▸ Given material:

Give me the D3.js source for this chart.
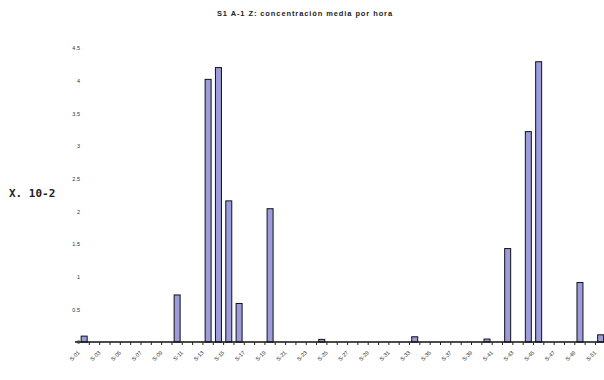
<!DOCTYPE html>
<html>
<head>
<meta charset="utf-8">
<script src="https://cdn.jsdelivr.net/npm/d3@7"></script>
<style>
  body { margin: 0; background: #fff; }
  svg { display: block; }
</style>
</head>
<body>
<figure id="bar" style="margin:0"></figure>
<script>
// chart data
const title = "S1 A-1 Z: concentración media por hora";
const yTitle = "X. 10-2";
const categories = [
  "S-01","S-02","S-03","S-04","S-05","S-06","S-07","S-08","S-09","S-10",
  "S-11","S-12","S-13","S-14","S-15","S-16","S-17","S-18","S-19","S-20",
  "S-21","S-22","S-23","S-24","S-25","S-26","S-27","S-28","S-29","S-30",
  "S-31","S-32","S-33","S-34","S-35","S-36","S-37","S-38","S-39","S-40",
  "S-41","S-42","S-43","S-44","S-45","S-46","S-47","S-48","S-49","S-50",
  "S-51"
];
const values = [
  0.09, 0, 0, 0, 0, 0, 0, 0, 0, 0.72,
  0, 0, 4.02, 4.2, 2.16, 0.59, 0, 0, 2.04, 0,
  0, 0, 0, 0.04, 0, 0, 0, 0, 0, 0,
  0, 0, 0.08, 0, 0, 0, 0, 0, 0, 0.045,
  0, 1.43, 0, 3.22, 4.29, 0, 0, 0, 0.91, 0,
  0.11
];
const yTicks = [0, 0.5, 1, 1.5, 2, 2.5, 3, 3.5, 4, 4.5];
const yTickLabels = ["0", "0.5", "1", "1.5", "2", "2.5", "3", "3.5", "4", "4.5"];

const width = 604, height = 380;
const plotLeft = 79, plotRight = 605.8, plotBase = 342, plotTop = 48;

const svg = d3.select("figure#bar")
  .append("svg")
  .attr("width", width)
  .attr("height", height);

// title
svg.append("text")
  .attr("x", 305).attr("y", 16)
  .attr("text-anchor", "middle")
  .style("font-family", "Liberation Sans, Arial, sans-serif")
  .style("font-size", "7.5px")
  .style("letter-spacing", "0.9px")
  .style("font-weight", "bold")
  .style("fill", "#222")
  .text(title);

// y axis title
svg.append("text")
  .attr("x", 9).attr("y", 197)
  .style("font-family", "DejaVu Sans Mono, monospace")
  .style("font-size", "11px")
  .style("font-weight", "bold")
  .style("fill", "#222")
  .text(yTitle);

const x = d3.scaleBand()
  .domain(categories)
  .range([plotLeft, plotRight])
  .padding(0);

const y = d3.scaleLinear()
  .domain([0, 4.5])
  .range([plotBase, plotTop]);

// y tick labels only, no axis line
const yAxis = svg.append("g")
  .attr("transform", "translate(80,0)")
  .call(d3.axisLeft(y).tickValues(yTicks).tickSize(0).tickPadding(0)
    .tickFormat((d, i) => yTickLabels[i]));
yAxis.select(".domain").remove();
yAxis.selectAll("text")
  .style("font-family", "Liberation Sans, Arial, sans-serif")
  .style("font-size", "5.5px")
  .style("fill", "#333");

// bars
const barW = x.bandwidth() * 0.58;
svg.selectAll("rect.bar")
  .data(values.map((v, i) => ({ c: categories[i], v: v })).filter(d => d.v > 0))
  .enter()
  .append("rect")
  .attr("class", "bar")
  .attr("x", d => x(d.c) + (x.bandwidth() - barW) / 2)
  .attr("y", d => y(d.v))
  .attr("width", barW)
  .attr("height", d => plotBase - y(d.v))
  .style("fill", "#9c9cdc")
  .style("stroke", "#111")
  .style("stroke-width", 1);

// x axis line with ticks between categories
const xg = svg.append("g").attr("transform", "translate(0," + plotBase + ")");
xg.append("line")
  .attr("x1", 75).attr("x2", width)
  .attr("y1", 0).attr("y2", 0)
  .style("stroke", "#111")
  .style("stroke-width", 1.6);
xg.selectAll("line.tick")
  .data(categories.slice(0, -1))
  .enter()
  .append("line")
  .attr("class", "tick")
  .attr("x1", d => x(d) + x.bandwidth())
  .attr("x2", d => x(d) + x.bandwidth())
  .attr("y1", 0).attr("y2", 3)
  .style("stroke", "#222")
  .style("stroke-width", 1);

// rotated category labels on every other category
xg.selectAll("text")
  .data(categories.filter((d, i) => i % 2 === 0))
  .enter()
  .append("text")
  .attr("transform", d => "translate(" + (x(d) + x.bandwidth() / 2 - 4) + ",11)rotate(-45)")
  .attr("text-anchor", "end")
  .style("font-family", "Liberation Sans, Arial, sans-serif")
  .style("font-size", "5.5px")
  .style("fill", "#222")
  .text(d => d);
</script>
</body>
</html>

▸ Instructions to follow:
What is needed is an exact reproduction of the data, pictures excluded.

▸ Solution to this exercise:
Give me the D3.js source for this chart.
<!DOCTYPE html>
<html>
<head>
<meta charset="utf-8">
<script src="https://cdn.jsdelivr.net/npm/d3@7"></script>
<style>
  body { margin: 0; background: #fff; }
  svg { display: block; }
</style>
</head>
<body>
<figure id="bar" style="margin:0"></figure>
<script>
// chart data
const title = "S1 A-1 Z: concentración media por hora";
const yTitle = "X. 10-2";
const categories = [
  "S-01","S-02","S-03","S-04","S-05","S-06","S-07","S-08","S-09","S-10",
  "S-11","S-12","S-13","S-14","S-15","S-16","S-17","S-18","S-19","S-20",
  "S-21","S-22","S-23","S-24","S-25","S-26","S-27","S-28","S-29","S-30",
  "S-31","S-32","S-33","S-34","S-35","S-36","S-37","S-38","S-39","S-40",
  "S-41","S-42","S-43","S-44","S-45","S-46","S-47","S-48","S-49","S-50",
  "S-51"
];
const values = [
  0.09, 0, 0, 0, 0, 0, 0, 0, 0, 0.72,
  0, 0, 4.02, 4.2, 2.16, 0.59, 0, 0, 2.04, 0,
  0, 0, 0, 0.04, 0, 0, 0, 0, 0, 0,
  0, 0, 0.08, 0, 0, 0, 0, 0, 0, 0.045,
  0, 1.43, 0, 3.22, 4.29, 0, 0, 0, 0.91, 0,
  0.11
];
const yTicks = [0, 0.5, 1, 1.5, 2, 2.5, 3, 3.5, 4, 4.5];
const yTickLabels = ["0", "0.5", "1", "1.5", "2", "2.5", "3", "3.5", "4", "4.5"];

const width = 604, height = 380;
const plotLeft = 79, plotRight = 605.8, plotBase = 342, plotTop = 48;

const svg = d3.select("figure#bar")
  .append("svg")
  .attr("width", width)
  .attr("height", height);

// title
svg.append("text")
  .attr("x", 305).attr("y", 16)
  .attr("text-anchor", "middle")
  .style("font-family", "Liberation Sans, Arial, sans-serif")
  .style("font-size", "7.5px")
  .style("letter-spacing", "0.9px")
  .style("font-weight", "bold")
  .style("fill", "#222")
  .text(title);

// y axis title
svg.append("text")
  .attr("x", 9).attr("y", 197)
  .style("font-family", "DejaVu Sans Mono, monospace")
  .style("font-size", "11px")
  .style("font-weight", "bold")
  .style("fill", "#222")
  .text(yTitle);

const x = d3.scaleBand()
  .domain(categories)
  .range([plotLeft, plotRight])
  .padding(0);

const y = d3.scaleLinear()
  .domain([0, 4.5])
  .range([plotBase, plotTop]);

// y tick labels only, no axis line
const yAxis = svg.append("g")
  .attr("transform", "translate(80,0)")
  .call(d3.axisLeft(y).tickValues(yTicks).tickSize(0).tickPadding(0)
    .tickFormat((d, i) => yTickLabels[i]));
yAxis.select(".domain").remove();
yAxis.selectAll("text")
  .style("font-family", "Liberation Sans, Arial, sans-serif")
  .style("font-size", "5.5px")
  .style("fill", "#333");

// bars
const barW = x.bandwidth() * 0.58;
svg.selectAll("rect.bar")
  .data(values.map((v, i) => ({ c: categories[i], v: v })).filter(d => d.v > 0))
  .enter()
  .append("rect")
  .attr("class", "bar")
  .attr("x", d => x(d.c) + (x.bandwidth() - barW) / 2)
  .attr("y", d => y(d.v))
  .attr("width", barW)
  .attr("height", d => plotBase - y(d.v))
  .style("fill", "#9c9cdc")
  .style("stroke", "#111")
  .style("stroke-width", 1);

// x axis line with ticks between categories
const xg = svg.append("g").attr("transform", "translate(0," + plotBase + ")");
xg.append("line")
  .attr("x1", 75).attr("x2", width)
  .attr("y1", 0).attr("y2", 0)
  .style("stroke", "#111")
  .style("stroke-width", 1.6);
xg.selectAll("line.tick")
  .data(categories.slice(0, -1))
  .enter()
  .append("line")
  .attr("class", "tick")
  .attr("x1", d => x(d) + x.bandwidth())
  .attr("x2", d => x(d) + x.bandwidth())
  .attr("y1", 0).attr("y2", 3)
  .style("stroke", "#222")
  .style("stroke-width", 1);

// rotated category labels on every other category
xg.selectAll("text")
  .data(categories.filter((d, i) => i % 2 === 0))
  .enter()
  .append("text")
  .attr("transform", d => "translate(" + (x(d) + x.bandwidth() / 2 - 4) + ",11)rotate(-45)")
  .attr("text-anchor", "end")
  .style("font-family", "Liberation Sans, Arial, sans-serif")
  .style("font-size", "5.5px")
  .style("fill", "#222")
  .text(d => d);
</script>
</body>
</html>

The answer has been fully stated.